European Case Law Identifier: ECLI:AT:OGH0002:2021:0050NC00011.21V.0413.000
Spruch:
Der Ordinationsantrag wird abgewiesen.
Begründung:
[1] Die Klägerin strebt – gestützt auf die Verordnung (EG) Nr 261/2004 des Europäischen Parlaments und des Rates vom 11. 2. 2004 über eine gemeinsame Regelung für Ausgleichs- und Unterstützungsleistungen für Fluggäste im Fall der Nichtbeförderung und bei Annullierung oder großer Verspätung von Flügen und zur Aufhebung der Verordnung (EWG) Nr 295/91 (in der Folge kurz „Fluggastrechte-Verordnung“) – die Verpflichtung des beklagten Luftfahrtunternehmens zur Zahlung von 250 EUR an. Der von der Klägerin bei der Beklagten gebuchte Flug von Wien nach Istanbul sei aufgrund eines von der Beklagten zu verantwortenden Umstands annulliert worden. Die Bekanntgabe sei weniger als zwei Wochen vor dem planmäßigen Abflugzeitpunkt erfolgt und die Beklagte habe der Klägerin auch nicht innerhalb der Zeitgrenzen der Art 5 Abs 1c Fluggastrechte-Verordnung eine anderweitige Beförderung angeboten. Der Klägerin stehe daher gemäß Art 5 iVm Art 7 Abs 2 Fluggastrechte-Verordnung eine Ausgleichsleistung von 250 EUR zu.
[2] Das Bezirksgericht Schwechat wies die Klage mangels internationaler Zuständigkeit zurück. Das Landesgericht Korneuburg als Rekursgericht bestätigte diese Entscheidung.
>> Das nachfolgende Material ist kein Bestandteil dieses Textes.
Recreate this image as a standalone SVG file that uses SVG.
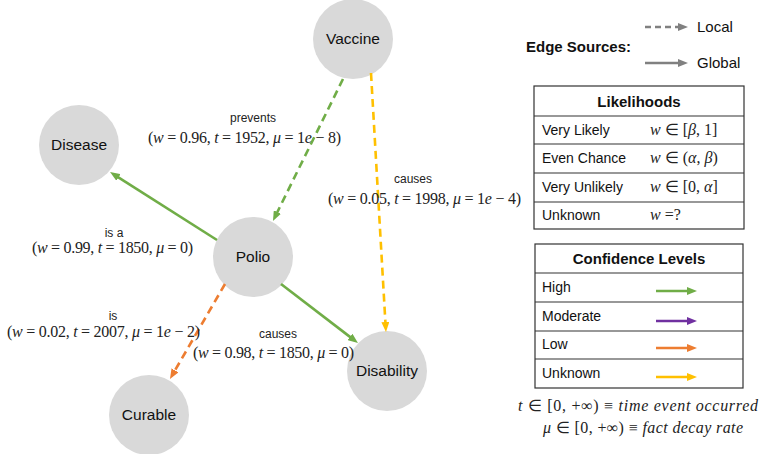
<svg xmlns="http://www.w3.org/2000/svg" width="762" height="454" viewBox="0 0 762 454">
<style>
.node circle{fill:#d9d9d9}
.node text{font-family:"Liberation Sans",Arial,sans-serif;font-size:15.5px;fill:#111;text-anchor:middle}
.e{fill:none;stroke-width:2.6}
.dash{stroke-dasharray:8 5}
.g{stroke:#70ad47}.y{stroke:#ffc000}.o{stroke:#ed7d31}.p{stroke:#7030a0}.k{stroke:#808080}
.lbl{font-family:"Liberation Sans",Arial,sans-serif;font-size:12px;fill:#222;text-anchor:middle}
.math{font-family:"Liberation Serif","Times New Roman",serif;font-size:16px;fill:#222;text-anchor:middle}
.mathl{font-family:"Liberation Serif","Times New Roman",serif;font-size:16px;fill:#222;text-anchor:start}
.i{font-style:italic}
.leg{font-family:"Liberation Sans",Arial,sans-serif;font-size:14px;fill:#111}
.src{font-family:"Liberation Sans",Arial,sans-serif;font-size:15px;fill:#111}
.hdr{font-family:"Liberation Sans",Arial,sans-serif;font-size:15px;font-weight:bold;fill:#111}
.hdrc{font-family:"Liberation Sans",Arial,sans-serif;font-size:15px;font-weight:bold;fill:#111;text-anchor:middle}
.tbl{fill:#fff;stroke:#333;stroke-width:1.2}
.rl{stroke:#333;stroke-width:1.2}
</style>
<defs>
<marker id="ag" markerUnits="userSpaceOnUse" markerWidth="10" markerHeight="8" refX="2" refY="4" orient="auto"><path d="M0,0 L10,4 L0,8 z" fill="#70ad47"/></marker>
<marker id="ay" markerUnits="userSpaceOnUse" markerWidth="10" markerHeight="8" refX="2" refY="4" orient="auto"><path d="M0,0 L10,4 L0,8 z" fill="#ffc000"/></marker>
<marker id="ao" markerUnits="userSpaceOnUse" markerWidth="10" markerHeight="8" refX="2" refY="4" orient="auto"><path d="M0,0 L10,4 L0,8 z" fill="#ed7d31"/></marker>
<marker id="ap" markerUnits="userSpaceOnUse" markerWidth="10" markerHeight="8" refX="2" refY="4" orient="auto"><path d="M0,0 L10,4 L0,8 z" fill="#7030a0"/></marker>
<marker id="ak" markerUnits="userSpaceOnUse" markerWidth="10" markerHeight="8" refX="2" refY="4" orient="auto"><path d="M0,0 L10,4 L0,8 z" fill="#808080"/></marker>
</defs>

<g id="nodes">
<g id="vaccine" class="node"><circle cx="353" cy="39" r="40"/><text x="353" y="44">Vaccine</text></g>
<g id="disease" class="node"><circle cx="79" cy="145" r="40"/><text x="79" y="150">Disease</text></g>
<g id="polio" class="node"><circle cx="253" cy="257" r="40"/><text x="253" y="262">Polio</text></g>
<g id="disability" class="node"><circle cx="387" cy="371" r="40"/><text x="387" y="376">Disability</text></g>
<g id="curable" class="node"><circle cx="149" cy="415" r="40"/><text x="149" y="420">Curable</text></g>
</g>

<g id="connectors">
<line class="e g" x1="217" y1="240" x2="116.8" y2="176.3" marker-end="url(#ag)"/>
<line class="e g dash" x1="343" y1="79" x2="276.5" y2="213.8" marker-end="url(#ag)"/>
<line class="e y dash" x1="371" y1="73" x2="385.5" y2="324" marker-end="url(#ay)"/>
<line class="e g" x1="281" y1="284" x2="351.6" y2="338.1" marker-end="url(#ag)"/>
<line class="e o dash" x1="225" y1="284" x2="174" y2="372.1" marker-end="url(#ao)"/>
</g>

<g id="edge-labels">
<text class="lbl" x="253" y="122">prevents</text>
<text class="math" x="244.5" y="143" textLength="193" lengthAdjust="spacing">(<tspan class="i">w</tspan> = 0.96, <tspan class="i">t</tspan> = 1952, <tspan class="i">μ</tspan> = 1<tspan class="i">e</tspan> − 8)</text>
<text class="lbl" x="413" y="183">causes</text>
<text class="math" x="424.5" y="204" textLength="193" lengthAdjust="spacing">(<tspan class="i">w</tspan> = 0.05, <tspan class="i">t</tspan> = 1998, <tspan class="i">μ</tspan> = 1<tspan class="i">e</tspan> − 4)</text>
<text class="lbl" x="114" y="237">is a</text>
<text class="math" x="112.5" y="253" textLength="161" lengthAdjust="spacing">(<tspan class="i">w</tspan> = 0.99, <tspan class="i">t</tspan> = 1850, <tspan class="i">μ</tspan> = 0)</text>
<text class="lbl" x="113" y="320">is</text>
<text class="math" x="103.5" y="337" textLength="193" lengthAdjust="spacing">(<tspan class="i">w</tspan> = 0.02, <tspan class="i">t</tspan> = 2007, <tspan class="i">μ</tspan> = 1<tspan class="i">e</tspan> − 2)</text>
<text class="lbl" x="278" y="338">causes</text>
<text class="math" x="273.5" y="358" textLength="161" lengthAdjust="spacing">(<tspan class="i">w</tspan> = 0.98, <tspan class="i">t</tspan> = 1850, <tspan class="i">μ</tspan> = 0)</text>
</g>

<g id="legend-sources">
<text class="hdr" x="526" y="52">Edge Sources:</text>
<line class="e k" x1="645" y1="27" x2="680" y2="27" stroke-dasharray="6 4" marker-end="url(#ak)"/>
<text class="src" x="697" y="32">Local</text>
<line class="e k" x1="645" y1="63" x2="680" y2="63" marker-end="url(#ak)"/>
<text class="src" x="697" y="68">Global</text>
</g>

<g id="legend-likelihoods">
<rect class="tbl" x="534" y="86" width="210" height="143"/>
<line class="rl" x1="534" y1="116" x2="744" y2="116"/>
<line class="rl" x1="534" y1="144" x2="744" y2="144"/>
<line class="rl" x1="534" y1="173" x2="744" y2="173"/>
<line class="rl" x1="534" y1="202" x2="744" y2="202"/>
<text class="hdrc" x="639" y="107">Likelihoods</text>
<text class="leg" x="542" y="135">Very Likely</text>
<text class="leg" x="542" y="163">Even Chance</text>
<text class="leg" x="542" y="192">Very Unlikely</text>
<text class="leg" x="542" y="220">Unknown</text>
<text class="mathl" x="650" y="135"><tspan class="i">w</tspan> ∈ [<tspan class="i">β</tspan>, 1]</text>
<text class="mathl" x="650" y="163"><tspan class="i">w</tspan> ∈ (<tspan class="i">α</tspan>, <tspan class="i">β</tspan>)</text>
<text class="mathl" x="650" y="192"><tspan class="i">w</tspan> ∈ [0, <tspan class="i">α</tspan>]</text>
<text class="mathl" x="650" y="220"><tspan class="i">w</tspan> =?</text>
</g>

<g id="legend-confidence">
<rect class="tbl" x="535" y="244" width="208" height="144"/>
<line class="rl" x1="535" y1="273" x2="743" y2="273"/>
<line class="rl" x1="535" y1="302" x2="743" y2="302"/>
<line class="rl" x1="535" y1="331" x2="743" y2="331"/>
<line class="rl" x1="535" y1="359" x2="743" y2="359"/>
<text class="hdrc" x="639" y="264">Confidence Levels</text>
<text class="leg" x="542" y="292">High</text>
<text class="leg" x="542" y="321">Moderate</text>
<text class="leg" x="542" y="349">Low</text>
<text class="leg" x="542" y="378">Unknown</text>
<line class="e g" x1="656" y1="291" x2="689" y2="291" marker-end="url(#ag)"/>
<line class="e p" x1="656" y1="321" x2="689" y2="321" marker-end="url(#ap)"/>
<line class="e o" x1="656" y1="348" x2="689" y2="348" marker-end="url(#ao)"/>
<line class="e y" x1="656" y1="377" x2="689" y2="377" marker-end="url(#ay)"/>
</g>

<g id="legend-notes">
<text class="math" x="638" y="411" textLength="240" lengthAdjust="spacing"><tspan class="i">t</tspan> ∈ [0, +∞) ≡ <tspan class="i">time event occurred</tspan></text>
<text class="math" x="643" y="433" textLength="200" lengthAdjust="spacing"><tspan class="i">μ</tspan> ∈ [0, +∞) ≡ <tspan class="i">fact decay rate</tspan></text>
</g>
</svg>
[3] Nach Rechtskraft des Zurückweisungsbeschlusses legte das Bezirksgericht Schwechat den Akt zur Entscheidung über den von der Klägerin im Rekurs hilfsweise gestellten Ordinationsantrag nach § 28 JN vor.
Rechtliche Beurteilung
[4] Die Voraussetzungen für eine Ordination liegen nicht vor.
[5] 1. Die in Österreich wohnhafte Klägerin stützt ihren Ordinationsantrag auf § 28 Abs 1 Z 2 JN. Danach hat der Oberste Gerichtshof, wenn für eine bürgerliche Rechtssache die Voraussetzungen für die örtliche Zuständigkeit eines inländischen Gerichts nicht gegeben oder nicht zu ermitteln sind, aus den sachlich zuständigen Gerichten eines zu bestimmen, welches für die fragliche Rechtssache als örtlich zuständig zu gelten hat, wenn der Kläger österreichischer Staatsbürger ist oder seinen Wohnsitz, gewöhnlichen Aufenthalt oder Sitz im Inland hat und im Einzelfall die Rechtsverfolgung im Ausland nicht möglich oder unzumutbar wäre.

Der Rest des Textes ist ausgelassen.